Are there any out there? I just joined and so far haven't discovered other seniors.


----------



## Glenda Gnome Starr (May 12, 2011)

I am 55 years old but not yet a senior.


----------



## peggy (Dec 23, 2011)

*Seniors and all that jazz*

"Age is the biggest surprise" Tolstoy


----------



## peggy (Dec 23, 2011)

*Andrew Wyeth*

There is a current Andrew Wyeth exhibit at our local musuem. Can't remember the title of the painting but a white dog sitting in front of a lighthouse - it is mesmerizing as are most of his works. I paint, a newbie, and really appreciate his ability to have been able to depict loneliness, isolation, coflict.
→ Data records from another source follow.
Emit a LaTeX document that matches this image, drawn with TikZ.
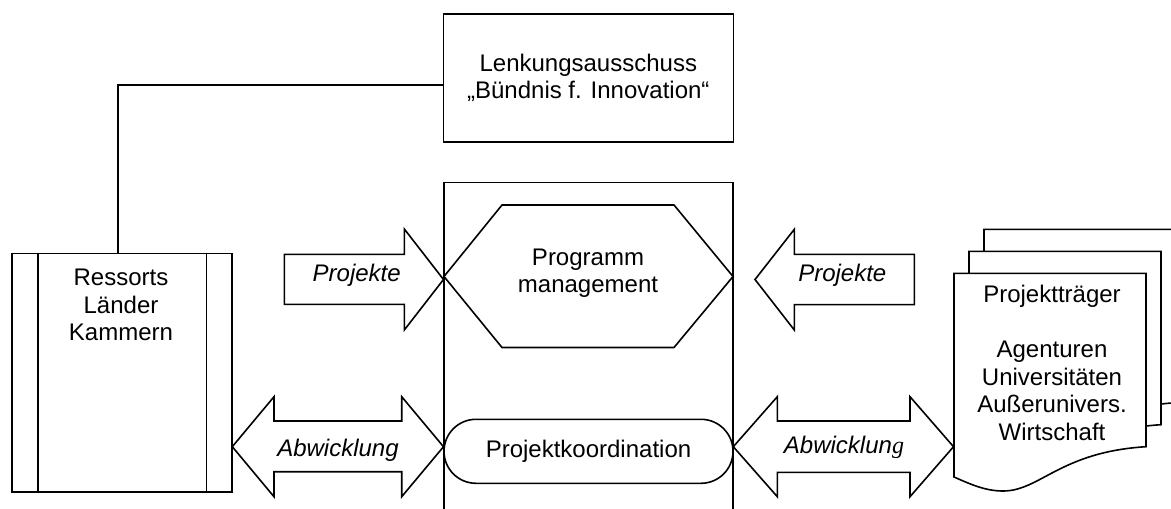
\documentclass[tikz,border=0pt]{standalone}
\usepackage{fontspec}
\setmainfont{Liberation Sans}
\newfontfamily\serifg{Liberation Serif}
\usetikzlibrary{shapes.misc}
\tikzset{
  lbl/.style={font=\fontsize{12}{13.75}\selectfont, align=center, inner sep=0pt},
  arrowlbl/.style={lbl, font=\fontsize{12}{13.75}\selectfont\itshape},
}

\begin{document}
\begin{tikzpicture}[x=0.5pt,y=-0.5pt,line width=0.8pt]
     \useasboundingbox (0,0) rectangle (1171,508);
     \fill[white] (0,0) rectangle (1171,508);
     \clip (0,0) rectangle (1171,508);
     % Lenkungsausschuss
     \node[draw,lbl,minimum width=145pt,minimum height=63.85pt] (lenkung) at (588.3,77.9)
          {Lenkungsausschuss\\„Bündnis f. Innovation“};
     % Ressorts
     \node[draw,inner sep=0pt,minimum width=110pt,minimum height=119.2pt,anchor=north west] (ressorts) at (11,252.7) {};
     \draw ([xshift=13.35pt]ressorts.north west) -- ([xshift=13.35pt]ressorts.south west);
     \draw ([xshift=-13.15pt]ressorts.north east) -- ([xshift=-13.15pt]ressorts.south east);
     \node[lbl,anchor=north] (ressortstxt) at (121,268.5) {Ressorts\\Länder\\Kammern};
     \draw ([xshift=-2pt]ressorts.north) |- ([yshift=-3.55pt]lenkung.west);
     % middle column
     \node[draw,inner sep=0pt,minimum width=144.5pt,minimum height=180pt,anchor=north] (frame) at (588.5,181.5) {};
     \draw (444,276.5) -- (502,205) -- (674,205) -- (733,276.5) -- (674,347.5) -- (502,347.5) -- cycle;
     \node[lbl] (progmgmt) at (588,273) {Programm\\management};
     \node[draw,lbl,rounded rectangle,minimum width=144.5pt,minimum height=32pt] (koord) at (588.5,451.3)
          {Projektkoordination};
     % left arrows
     \draw (284.3,254.4) -- (404.3,254.4) -- (404.3,229) -- (443.5,279.5) -- (404.3,330) -- (404.3,304.4) -- (284.3,304.4) -- cycle;
     \node[arrowlbl] (projl) at (356.7,275.5) {Projekte};
     \draw (232.3,446.7) -- (274,396.7) -- (274,421) -- (401.7,421) -- (401.7,396.7) -- (443.5,446.7)
          -- (401.7,496.7) -- (401.7,471.7) -- (274,471.7) -- (274,496.7) -- cycle;
     \node[arrowlbl] (abwl) at (338,450.5) {Abwicklung};
     % right arrows
     \draw (914.3,254.3) -- (794.3,254.3) -- (794.3,229.3) -- (755,279.5) -- (794.3,330) -- (794.3,304.6) -- (914.3,304.6) -- cycle;
     \node[arrowlbl] (projr) at (842.3,275) {Projekte};
     \draw (733.3,446.7) -- (777.3,396.7) -- (777.3,421) -- (910,421) -- (910,396.7) -- (953.5,446.7)
          -- (910,496.7) -- (910,472.3) -- (777.3,472.3) -- (777.3,496.7) -- cycle;
     \node[arrowlbl] (abwr) at (844,447) {Abwicklun{\serifg g}};
     % Projekttraeger (stack of documents)
     \draw[fill=white,shift={(30,-44)}] (954,273.3) -- (1146,273.3) -- (1146,446.7)
          .. controls (1060,452) and (1040,491) .. (1003,491) .. controls (985,491) and (970,484) .. (954,477) -- cycle;
     \draw[fill=white,shift={(15,-22)}] (954,273.3) -- (1146,273.3) -- (1146,446.7)
          .. controls (1060,452) and (1040,491) .. (1003,491) .. controls (985,491) and (970,484) .. (954,477) -- cycle;
     \draw[fill=white] (954,273.3) -- (1146,273.3) -- (1146,446.7)
          .. controls (1060,452) and (1040,491) .. (1003,491) .. controls (985,491) and (970,484) .. (954,477) -- cycle;
     \node[lbl,anchor=north] (traeger) at (1052,284.5)
          {Projektträger\\[13.75pt]Agenturen\\Universitäten\\Außerunivers.\\Wirtschaft};
\end{tikzpicture}
\end{document}
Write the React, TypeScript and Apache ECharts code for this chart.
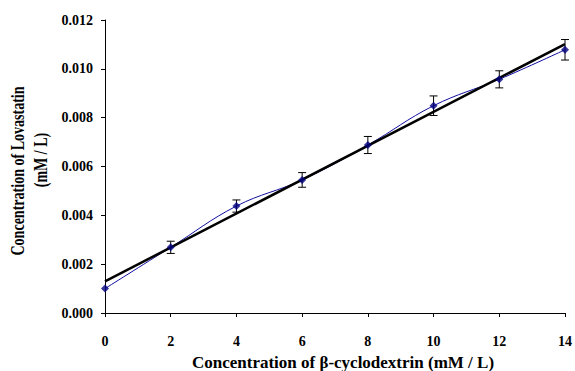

Perhaps in my next life if I keep painting.


----------



## Glenda Gnome Starr (May 12, 2011)

I paint and draw, too. I like water color mostly but I'm getting to like acrylics as well.
Which is your preferred medium, Peggy?


----------



## Tasnia (Apr 1, 2012)

Well...I'm 52... close.


----------



## Aqualung (Nov 21, 2009)

I'm 55 1/2. Probably among 2% on the forum. : ) But the older I get the less age bothers me.


----------



## 42161 (Jul 26, 2012)

Aqualung said:


> I'm 55 1/2. Probably among 2% on the forum. : ) But the older I get the less age bothers me.


My sentiments exactly! I'm 57, but I certainly don't feel/look/act/think like it! :wink:


----------